Investment Illiquidity

  • 详情 Collective Monitoring and Investment Illiquidity in Private-Equity Buyouts
    This paper extends Lerner and Schoar’s (2004) argument on illiquidity puzzle of private equity funds. We examine the roles that investment illiquidity, along with bounded rationality and rent-seeking behavior, plays in private-equity buyouts. Collectively, investors employ club deals to screen out fund managers who might misuse discretionary rights to engage buyout deals. A club deal is launched by a group of private equity firms that pool their assets together, make a joint bid for a buyout target, and monitor the buyout processes collectively.

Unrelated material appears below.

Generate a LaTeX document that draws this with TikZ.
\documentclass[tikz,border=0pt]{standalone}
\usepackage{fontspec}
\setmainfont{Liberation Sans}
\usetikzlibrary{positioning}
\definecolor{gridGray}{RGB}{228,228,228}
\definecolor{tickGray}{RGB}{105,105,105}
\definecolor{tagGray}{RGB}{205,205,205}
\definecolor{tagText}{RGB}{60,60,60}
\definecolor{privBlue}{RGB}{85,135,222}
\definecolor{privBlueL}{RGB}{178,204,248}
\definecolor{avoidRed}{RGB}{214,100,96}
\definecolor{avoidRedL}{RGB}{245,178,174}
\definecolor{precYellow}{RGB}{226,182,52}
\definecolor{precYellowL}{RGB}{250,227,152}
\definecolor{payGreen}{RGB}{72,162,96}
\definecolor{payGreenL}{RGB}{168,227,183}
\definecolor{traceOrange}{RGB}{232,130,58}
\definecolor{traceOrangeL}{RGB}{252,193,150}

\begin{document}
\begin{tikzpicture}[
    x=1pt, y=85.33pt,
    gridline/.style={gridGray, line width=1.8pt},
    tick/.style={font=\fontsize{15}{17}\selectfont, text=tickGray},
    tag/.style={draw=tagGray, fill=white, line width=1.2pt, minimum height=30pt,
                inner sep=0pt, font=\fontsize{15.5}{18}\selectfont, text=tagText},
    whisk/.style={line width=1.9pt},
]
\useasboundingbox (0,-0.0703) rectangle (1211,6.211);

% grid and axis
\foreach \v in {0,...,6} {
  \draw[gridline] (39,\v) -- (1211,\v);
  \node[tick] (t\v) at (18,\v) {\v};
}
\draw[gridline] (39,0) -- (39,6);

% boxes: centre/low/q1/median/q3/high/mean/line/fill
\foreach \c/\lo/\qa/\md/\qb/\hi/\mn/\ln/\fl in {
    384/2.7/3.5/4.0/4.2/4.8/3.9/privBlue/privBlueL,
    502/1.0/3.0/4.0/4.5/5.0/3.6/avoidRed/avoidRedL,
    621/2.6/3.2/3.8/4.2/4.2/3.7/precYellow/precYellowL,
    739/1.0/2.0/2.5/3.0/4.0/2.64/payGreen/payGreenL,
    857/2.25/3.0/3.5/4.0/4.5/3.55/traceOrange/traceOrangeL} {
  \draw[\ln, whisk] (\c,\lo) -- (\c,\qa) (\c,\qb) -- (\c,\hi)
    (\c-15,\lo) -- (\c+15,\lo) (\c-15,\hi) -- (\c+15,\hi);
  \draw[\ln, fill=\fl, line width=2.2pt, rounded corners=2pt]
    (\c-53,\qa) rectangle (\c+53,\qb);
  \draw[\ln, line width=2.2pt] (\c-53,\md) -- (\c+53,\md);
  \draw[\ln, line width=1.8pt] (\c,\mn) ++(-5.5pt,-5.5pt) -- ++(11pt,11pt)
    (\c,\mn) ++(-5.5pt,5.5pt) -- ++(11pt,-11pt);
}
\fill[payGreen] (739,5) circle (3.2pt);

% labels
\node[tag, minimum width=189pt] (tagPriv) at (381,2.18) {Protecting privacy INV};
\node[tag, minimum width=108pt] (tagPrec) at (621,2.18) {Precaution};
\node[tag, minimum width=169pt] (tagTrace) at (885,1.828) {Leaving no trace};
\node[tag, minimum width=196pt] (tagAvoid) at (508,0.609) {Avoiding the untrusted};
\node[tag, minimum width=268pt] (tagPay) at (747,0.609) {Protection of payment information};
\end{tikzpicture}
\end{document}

Thus, this paper aims at clarifying whether or not such discretionary rights improve the choice of buyout target by, as well as the performance of private equity funds. We found that the performance of buyout funds persisted and affected the choice of the club deal as the major monitoring mechanism. This paper contributes to our understandings of investment behavior in private equity buyouts as follows. First, the performance of buyout funds has improved for at least two time periods between 1999 and mid-2007. The phenomenon that fund performance affects the choice of club deals is consistent across a variety of private equity funds, such as buyout, venture, growth, and mezzanine funds. Moreover, risk preference does not affect choice of club deals directly; instead, it has a moderating effect on choice of club deals through its interaction with the location of reference point for risk aversion. Finally, both fund size and fund sequence have U-shaped relations to the choice of club deals, while deal value of buyouts is related positively to the choice of club deals.